◆ SHORT EXERCISE:
Find the word "code" in the material below and gather every line that contains it.

◆ INFORMATION SUPPLIED:
○ ○ ○

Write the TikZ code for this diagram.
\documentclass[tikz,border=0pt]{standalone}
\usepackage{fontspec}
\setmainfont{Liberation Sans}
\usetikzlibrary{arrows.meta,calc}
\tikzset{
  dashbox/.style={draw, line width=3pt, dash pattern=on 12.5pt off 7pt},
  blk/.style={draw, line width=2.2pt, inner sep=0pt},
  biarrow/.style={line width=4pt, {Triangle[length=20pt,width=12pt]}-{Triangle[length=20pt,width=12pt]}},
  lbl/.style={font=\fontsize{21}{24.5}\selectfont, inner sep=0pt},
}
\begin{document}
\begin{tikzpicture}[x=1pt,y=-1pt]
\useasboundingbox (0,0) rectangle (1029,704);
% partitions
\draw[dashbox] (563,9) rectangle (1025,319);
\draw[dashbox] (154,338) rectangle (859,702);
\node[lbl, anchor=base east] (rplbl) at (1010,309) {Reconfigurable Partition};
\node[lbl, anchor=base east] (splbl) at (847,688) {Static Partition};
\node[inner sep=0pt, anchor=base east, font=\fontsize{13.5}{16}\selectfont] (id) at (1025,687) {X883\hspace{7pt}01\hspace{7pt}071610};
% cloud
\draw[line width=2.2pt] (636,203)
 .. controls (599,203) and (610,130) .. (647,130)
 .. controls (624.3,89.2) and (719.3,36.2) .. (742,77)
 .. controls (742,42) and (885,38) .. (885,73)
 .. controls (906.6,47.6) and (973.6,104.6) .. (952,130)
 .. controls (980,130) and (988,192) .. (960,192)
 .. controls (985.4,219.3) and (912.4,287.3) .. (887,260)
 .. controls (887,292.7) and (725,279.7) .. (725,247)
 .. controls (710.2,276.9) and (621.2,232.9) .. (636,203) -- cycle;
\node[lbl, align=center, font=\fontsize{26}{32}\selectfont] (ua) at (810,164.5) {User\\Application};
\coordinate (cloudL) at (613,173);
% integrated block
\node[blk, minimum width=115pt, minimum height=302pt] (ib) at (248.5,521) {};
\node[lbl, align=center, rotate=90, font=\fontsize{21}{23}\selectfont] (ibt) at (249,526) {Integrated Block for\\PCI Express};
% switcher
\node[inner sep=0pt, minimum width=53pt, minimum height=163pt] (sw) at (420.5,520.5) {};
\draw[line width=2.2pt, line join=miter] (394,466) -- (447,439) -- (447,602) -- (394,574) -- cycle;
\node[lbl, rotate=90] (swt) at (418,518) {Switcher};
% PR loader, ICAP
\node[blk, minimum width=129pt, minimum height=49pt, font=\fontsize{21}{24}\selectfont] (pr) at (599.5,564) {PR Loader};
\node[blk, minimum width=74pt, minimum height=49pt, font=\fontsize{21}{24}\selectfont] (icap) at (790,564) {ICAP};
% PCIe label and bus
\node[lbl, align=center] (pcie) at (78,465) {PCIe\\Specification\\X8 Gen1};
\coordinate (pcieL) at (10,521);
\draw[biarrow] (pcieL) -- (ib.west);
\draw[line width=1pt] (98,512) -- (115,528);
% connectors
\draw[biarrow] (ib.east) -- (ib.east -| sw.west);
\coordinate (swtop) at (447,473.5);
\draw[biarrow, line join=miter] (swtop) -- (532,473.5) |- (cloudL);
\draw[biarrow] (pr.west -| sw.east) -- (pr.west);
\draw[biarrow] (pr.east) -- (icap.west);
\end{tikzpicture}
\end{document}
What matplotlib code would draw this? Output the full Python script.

○ ○ ○

◆ EXERCISE RESULT:
Write the TikZ code for this diagram.
What matplotlib code would draw this? Output the full Python script.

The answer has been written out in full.